The Words. The words. Making meaning


 

This is my letter-writing desk.  I love to write letters.  My father gave me a bottle of ink one day and said, “This little bit of liquid can raise cities and can poison relationships.  Use this ink with great care to motivate people to be their best selves. ”  I still try to use ink, alongside computers and telephones, to inspire giving and peace.  It is as much my responsibility to ask for money as it is the congregation’s responsibility to give money to fund Jesus’ mission. It’s simple.I am not raising money.  I am trying to convert people.  The money is a side benefit.

This is the last two weeks of the pledge campaign.  In the Episcopal Church 3% of pledgers increase their pledge.  In our cathedral this year 70% have increased their pledge.  It is stunning.  There is no other word for it.

And yet, we still have not heard from 250 families who pledged last year, and that represents $500,000 of pledges not yet received.  If we receive them, we will reach our goal.  And if we reach our goal, we will be able to do all the ministry we seek to do in 2016.  If not, we begin to slash the mission by cutting the budget.  And that would be stunningly sad.

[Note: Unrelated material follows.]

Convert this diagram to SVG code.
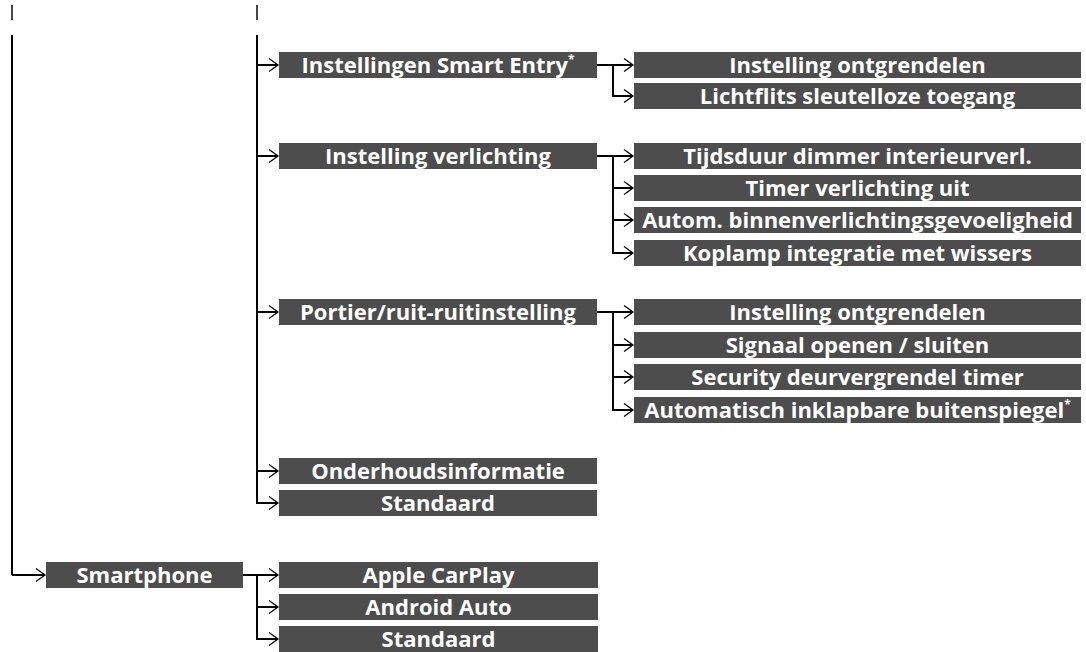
<svg xmlns="http://www.w3.org/2000/svg" width="1086" height="652" viewBox="0 0 1086 652">
<style>
.box{fill:#4d4d4d}
.t{font-family:"Open Sans","Noto Sans",sans-serif;font-weight:bold;font-size:22px;fill:#fff;text-anchor:middle}
.s{font-size:12px}
.ln{stroke:#000;stroke-width:2;fill:none}
.ar{stroke:#000;stroke-width:2;fill:none;marker-end:url(#arr)}
.tick{stroke:#333;stroke-width:1.8}
</style>
<defs>
<marker id="arr" markerUnits="userSpaceOnUse" markerWidth="12" markerHeight="16" refX="10" refY="7" orient="auto" viewBox="0 0 12 14">
<path d="M1,0.5 L10,7 L1,13.5" fill="none" stroke="#000" stroke-width="1.3"/>
</marker>
</defs>
<g id="connectors">
<line class="tick" x1="12" y1="5" x2="12" y2="20"/>
<line class="tick" x1="257" y1="5" x2="257" y2="20"/>
<path class="ln" d="M12,35 V575"/>
<path class="ar" d="M12,575 H45"/>
<path class="ln" d="M257,35 V503"/>
<path class="ar" d="M257,65 H278"/>
<path class="ar" d="M257,156 H278"/>
<path class="ar" d="M257,312 H278"/>
<path class="ar" d="M257,471 H278"/>
<path class="ar" d="M256,503 H278"/>
<path class="ar" d="M597,65 H633"/>
<path class="ar" d="M613,64 V96 H633"/>
<path class="ar" d="M597,156 H633"/>
<path class="ln" d="M613,156 V253"/>
<path class="ar" d="M613,188 H633"/>
<path class="ar" d="M613,220 H633"/>
<path class="ar" d="M612,253 H633"/>
<path class="ar" d="M597,312 H633"/>
<path class="ln" d="M613,312 V410"/>
<path class="ar" d="M613,345 H633"/>
<path class="ar" d="M613,377 H633"/>
<path class="ar" d="M612,410 H633"/>
<path class="ar" d="M243,575 H278"/>
<path class="ln" d="M257,575 V639"/>
<path class="ar" d="M257,607 H278"/>
<path class="ar" d="M256,639 H278"/>
</g>
<g id="n-smartentry"><rect class="box" x="279" y="52" width="318" height="26"/><text class="t" x="438" y="73">Instellingen Smart Entry<tspan class="s" dy="-9">*</tspan></text></g>
<g id="n-se1"><rect class="box" x="634" y="52" width="447" height="26"/><text class="t" x="857.5" y="73">Instelling ontgrendelen</text></g>
<g id="n-se2"><rect class="box" x="634" y="83" width="447" height="26"/><text class="t" x="857.5" y="104">Lichtflits sleutelloze toegang</text></g>
<g id="n-verl"><rect class="box" x="279" y="143" width="318" height="26"/><text class="t" x="438" y="164">Instelling verlichting</text></g>
<g id="n-v1"><rect class="box" x="634" y="143" width="447" height="26"/><text class="t" x="857.5" y="164">Tijdsduur dimmer interieurverl.</text></g>
<g id="n-v2"><rect class="box" x="634" y="175" width="447" height="26"/><text class="t" x="857.5" y="196">Timer verlichting uit</text></g>
<g id="n-v3"><rect class="box" x="634" y="207" width="447" height="26"/><text class="t" x="857.5" y="228">Autom. binnenverlichtingsgevoeligheid</text></g>
<g id="n-v4"><rect class="box" x="634" y="240" width="447" height="26"/><text class="t" x="857.5" y="261">Koplamp integratie met wissers</text></g>
<g id="n-portier"><rect class="box" x="279" y="299" width="318" height="26"/><text class="t" x="438" y="320">Portier/ruit-ruitinstelling</text></g>
<g id="n-p1"><rect class="box" x="634" y="299" width="447" height="26"/><text class="t" x="857.5" y="320">Instelling ontgrendelen</text></g>
<g id="n-p2"><rect class="box" x="634" y="332" width="447" height="26"/><text class="t" x="857.5" y="353">Signaal openen / sluiten</text></g>
<g id="n-p3"><rect class="box" x="634" y="364" width="447" height="26"/><text class="t" x="857.5" y="385">Security deurvergrendel timer</text></g>
<g id="n-p4"><rect class="box" x="634" y="397" width="447" height="26"/><text class="t" x="857.5" y="418">Automatisch inklapbare buitenspiegel<tspan class="s" dy="-9">*</tspan></text></g>
<g id="n-onderhoud"><rect class="box" x="279" y="458" width="318" height="26"/><text class="t" x="438" y="479">Onderhoudsinformatie</text></g>
<g id="n-standaard1"><rect class="box" x="279" y="490" width="318" height="26"/><text class="t" x="438" y="511">Standaard</text></g>
<g id="n-smartphone"><rect class="box" x="46" y="562" width="197" height="26"/><text class="t" x="144.5" y="583">Smartphone</text></g>
<g id="n-carplay"><rect class="box" x="279" y="562" width="319" height="26"/><text class="t" x="438.5" y="583">Apple CarPlay</text></g>
<g id="n-android"><rect class="box" x="279" y="594" width="319" height="26"/><text class="t" x="438.5" y="615">Android Auto</text></g>
<g id="n-standaard2"><rect class="box" x="279" y="626" width="319" height="26"/><text class="t" x="438.5" y="647">Standaard</text></g>
</svg>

So I am very excited.  We are calling all our members and asking them to commit.  People are working 15 hours a day to help us.  We steam on ahead.

Jesus came to us as “the Word.”  God Spoke creation into existence. Words are important.

I pray that our lovely congregation of good people understand that our calls and letters are WORDS asking fro support for our mission.  In Luke’s gospel, we are told that Jesus’ ministry and mission was funded by women.  He asked.  They gave.  We are asking.  We pray our family gives.

We write.  We pray.  We call.  We make meaning with our money.  That’s what we do.

May God soften the hearts of those furious for being asked.  May God warm the hearts annoyed at being asked. May God enliven the hearts of those who make meaning with their money by giving.  And may all manner of thing be well.